Common Sense, the Thera Eruption, and Related Middle Eastern Radiocarbon Dates

The date of the Thera eruption is one of several critical pieces of evidence in ancient Middle Eastern chronology, and it is the sixth of The Six Pillars. Much of the controversy over its date surrounds two common misperceptions: 1) radiocarbon dating is an exact science, and 2) radiocarbon dating of eruption-related organic samples contradicts “the Egyptian historical chronology.”

The scientists who constructed the Radiocarbon International Calibration Curve (IntCal) know some of the causes of regional offsets but do not understand others. The archaeologists and scientists who utilize IntCal are generally far less aware of these causes, and some tend to credulously trust the accuracy of radiocarbon dating as if it were an exact science. Consequently, they find minor discrepancies in Thera-related dates confusing. However, with a common-sense approach, we understand that regional and circumstantial offsets exist and offer scientific explanations for the likely causes.

Some Egyptologists insist that radiocarbon dates related to the Thera eruption inexplicably contradict “the Egyptian historical chronology.” As impressive and ostentatious as this label is, that model assigns the Egyptian New Kingdom era to a timeframe that is over a century too late. Consequently, “historical” is an inappropriate adjective.

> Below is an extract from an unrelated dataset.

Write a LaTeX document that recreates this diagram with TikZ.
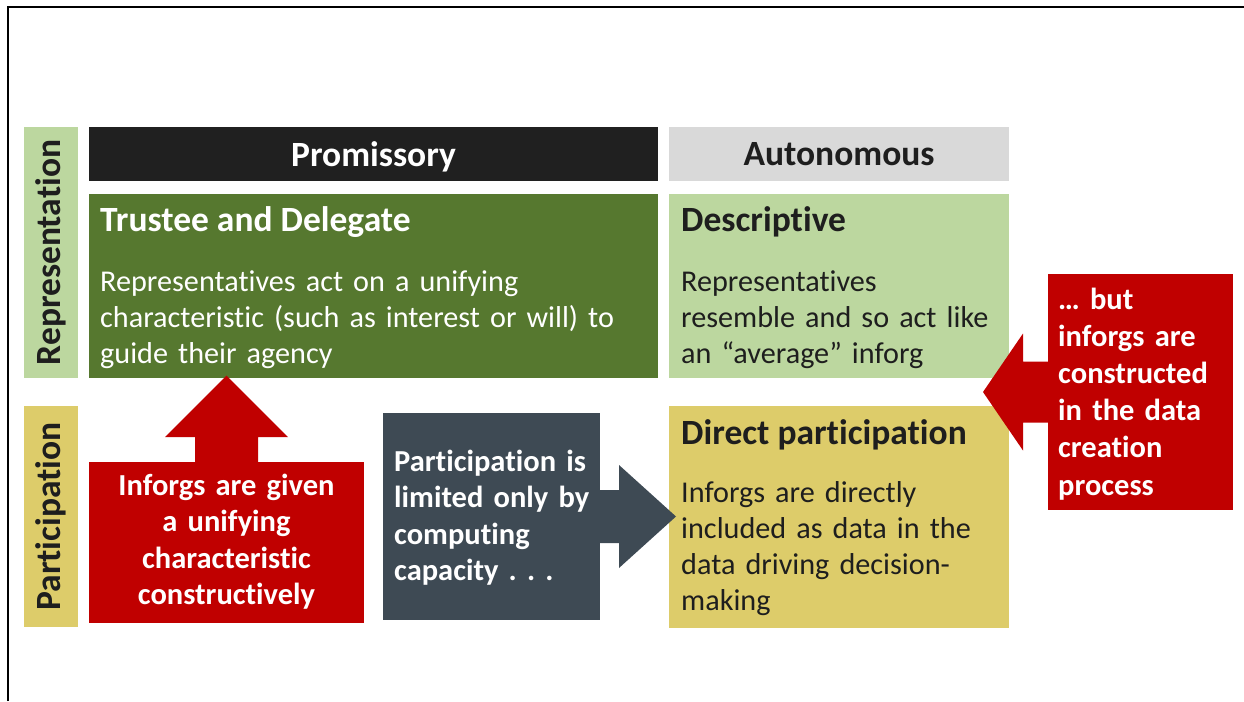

Two contemporaneous documents from ancient Egypt strongly imply a close temporal relationship between the eruption and the transition from the Fifteenth to Eighteenth Dynasty control of the Delta. Hence, we should compare eruption-related radiocarbon dates with Egyptian radiocarbon dates from this transition period. What does comparing dated materials from Thera and Crete with dynastic transition dates from Egypt reveal?

Radiocarbon-dated eruption-related samples from Palaikastro, Crete and Akrotiri, Santorini (Thera) were almost equivalent and spanned dates on IntCal13 that roughly equated the middle half of the seventeenth century BCE. Some samples from higher elevations on Thera had minor offsets that placed them a little later in the same century. (The creation of carbon-14 occurs in the atmosphere, and higher elevation areas tend toward slightly enriched levels of this isotope.)

Sequenced calibrated Fifteenth Dynasty radiocarbon-dated samples (from stratum D2 at Tell el-Daba in the Delta) span from the late 1700s through 1630 BCE. The sequenced range of dates of the one sample from the early Eighteenth Dynasty (stratum D1) is 1688-1601. The combination of these dates suggests the transition between the two dynasties was approximately in the middle of the 1600s BCE. In contrast, the 2010 Science article “Radiocarbon-Based Chronology for Dynastic Egypt” included only the organic samples from the Eighteenth Dynasty that originated in Upper and Middle Egypt. The writers stated there was a 95% probability that the Eighteenth Dynasty began between 1570 and 1544 BCE.

Which of these two sets of dated organic samples essentially agreed with the radiocarbon dates related to Thera? Which location has environmental circumstances the most analogous to temperate-climate Crete, Santorini, and southern Germany (where the backbone of IntCal originates), 1) Tell el-Daba near the Mediterranean coast or 2) the desert of Upper and Middle Egypt?

Common sense should tell us that the problem is the nominal “Egyptian historical chronology.” Its advocates demonstrate confirmation bias in accepting dates that agree with their traditions and rejecting those that conform with the scientific evidence and much of the historical data. That conventional viewpoint is based entirely on unsubstantiated assumptions, such as the mistaken beliefs that the ancient Egyptians had only one calendar system throughout their history and that the Assyrian King List has no gaps after the Amarna Period synchronisms between Egypt and Assyria.

The scientists who formulated the new IntCal20 significantly improved the calibration curve by including annual data from the last several millennia, whereas IntCal13 typically used five-year segments. Nevertheless, they incorporated into the curve atypical seventeenth and sixteenth centuries BCE tree-ring radiocarbon data from two sites that were lower in carbon-14 than most of the contemporaneous tree-ring datasets. Their sole purpose was seemingly the accommodation of the erroneous “Egyptian historical chronology” by shifting Thera-related radiocarbon measurements to later dates. You can judge for yourself the legitimacy of this alteration.

The only genuine “Egyptian historical chronology” is a model that comprehensively considers all available evidence, incorporates second-millennium-BCE astronomical anchors, and is independent of fallacious traditions. The Six Pillars (soon to be published) reveals that model and, with multiple lines of evidence, identifies the absolute date of the eruption as 1650 BCE.